PALERMO – Sono ritenuti a vario titolo responsabili dei delitti di concorso esterno in associazione mafiosa, traffico di sostanze stupefacenti, furti, ricettazione ed estorsioni consumate e tentate, tutti reati aggravati dal metodo mafioso e sfruttamento della prostituzione, i 14 odierni indagati dell’operazione Resilienza 2 che ha coinvolto la famiglia mafiosa di Borgo Vecchio di Palermo.
Le indagini hanno anche dimostrato che la famiglia mafiosa di Borgo Vecchio ha organizzato, anche in relazione alle esigenze di sostentamento economico dei sodali, un florido traffico di sostanze stupefacenti. Dal complesso delle investigazioni emergono i ruoli dei singoli associati, i dettagli organizzativi, la contabilizzazione degli investimenti e dei ricavi, nonché l’afflusso di denaro nella cassa della famiglia mafiosa.
In particolare, Angelo Monti aveva delegato al nipote Jari Massimiliano Ingarao l’intero settore delle attività illecite legate alle sostanze stupefacenti.
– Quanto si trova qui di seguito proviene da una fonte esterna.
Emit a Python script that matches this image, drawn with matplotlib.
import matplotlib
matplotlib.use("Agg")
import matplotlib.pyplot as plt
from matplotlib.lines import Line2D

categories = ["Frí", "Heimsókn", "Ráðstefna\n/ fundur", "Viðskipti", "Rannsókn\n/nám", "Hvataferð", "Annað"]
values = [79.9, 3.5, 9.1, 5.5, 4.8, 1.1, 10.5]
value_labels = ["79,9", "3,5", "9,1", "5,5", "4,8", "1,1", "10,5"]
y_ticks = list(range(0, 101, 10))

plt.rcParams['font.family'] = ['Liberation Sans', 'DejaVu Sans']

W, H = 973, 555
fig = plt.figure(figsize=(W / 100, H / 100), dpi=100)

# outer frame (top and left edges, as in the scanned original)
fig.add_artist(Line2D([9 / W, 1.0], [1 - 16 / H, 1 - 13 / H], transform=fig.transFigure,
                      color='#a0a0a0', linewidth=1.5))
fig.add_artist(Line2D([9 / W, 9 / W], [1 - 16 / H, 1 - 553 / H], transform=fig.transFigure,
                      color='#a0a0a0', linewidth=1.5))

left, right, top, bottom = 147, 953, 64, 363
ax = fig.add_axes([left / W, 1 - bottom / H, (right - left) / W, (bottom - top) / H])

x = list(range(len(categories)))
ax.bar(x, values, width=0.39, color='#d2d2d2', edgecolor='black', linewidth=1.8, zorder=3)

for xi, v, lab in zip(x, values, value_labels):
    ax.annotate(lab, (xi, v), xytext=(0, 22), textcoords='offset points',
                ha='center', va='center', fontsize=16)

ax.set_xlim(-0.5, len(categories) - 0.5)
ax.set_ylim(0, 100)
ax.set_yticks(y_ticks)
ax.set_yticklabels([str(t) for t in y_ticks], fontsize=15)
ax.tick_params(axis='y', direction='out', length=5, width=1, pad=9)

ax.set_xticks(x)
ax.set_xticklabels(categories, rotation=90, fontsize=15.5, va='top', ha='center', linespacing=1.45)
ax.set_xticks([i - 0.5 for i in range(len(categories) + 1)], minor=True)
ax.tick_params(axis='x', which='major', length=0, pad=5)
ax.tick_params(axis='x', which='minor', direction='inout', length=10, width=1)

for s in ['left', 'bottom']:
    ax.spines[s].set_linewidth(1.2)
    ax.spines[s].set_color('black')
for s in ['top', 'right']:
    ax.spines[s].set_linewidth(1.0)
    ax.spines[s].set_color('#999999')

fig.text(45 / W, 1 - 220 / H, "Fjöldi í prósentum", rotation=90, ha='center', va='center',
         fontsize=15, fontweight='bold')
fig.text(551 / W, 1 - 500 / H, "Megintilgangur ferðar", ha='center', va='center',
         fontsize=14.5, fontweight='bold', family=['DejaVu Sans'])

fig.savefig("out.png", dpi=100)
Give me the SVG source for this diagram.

Quest’ultimo, nonostante fosse sottoposto alla misura degli arresti domiciliari, è riuscito a organizzare e coordinare tutte le attività funzionali al traffico, reperendo le sostanze stupefacenti, principalmente sul canale di fornitura con la Campania, e a rifornire le varie piazze di spaccio del quartiere, delegando, a seconda dei ruoli, i fratelli Gabriele e Danilo, Marilena Torregrossa, Carmelo Cangemi, Francesco Paolo Cinà, Saverio D’Amico, Davide Di Salvo, Giuseppe Pietro Colantonio, Salvatore La Vardera, Francesco Mezzatesta, Giuseppe D’Angelo, Nicolò Di Michele, Gaspare Giardina, Gianluca Altieri e Vincenzo Marino.
Infine, l’operazione ha permesso di evidenziare, ancora di più, la capacità di controllo capillare del territorio da parte degli affiliati al sodalizio mafioso in trattazione. Infatti, qualsiasi attività illecita non sarebbe potuta essere svolta all’interno del quartiere di Borgo Vecchio senza l’avallo di Cosa Nostra e senza aver destinato parte degli utili alla cassa della famiglia mafiosa.
Non fanno eccezione i ladri di biciclette o di motocicli i quali, oltre ad essere assoggettati alla “prevista” autorizzazione, devono anche destinare al sodalizio mafioso parte dei proventi della ricettazione o della restituzione ai legittimi proprietari con il cosiddetto metodo del “cavallo di ritorno”.
Il relativo approfondimento investigativo svelava l’esistenza di un’autonoma organizzazione criminale specializzata in tale settore, completamente asservita a Cosa Nostra.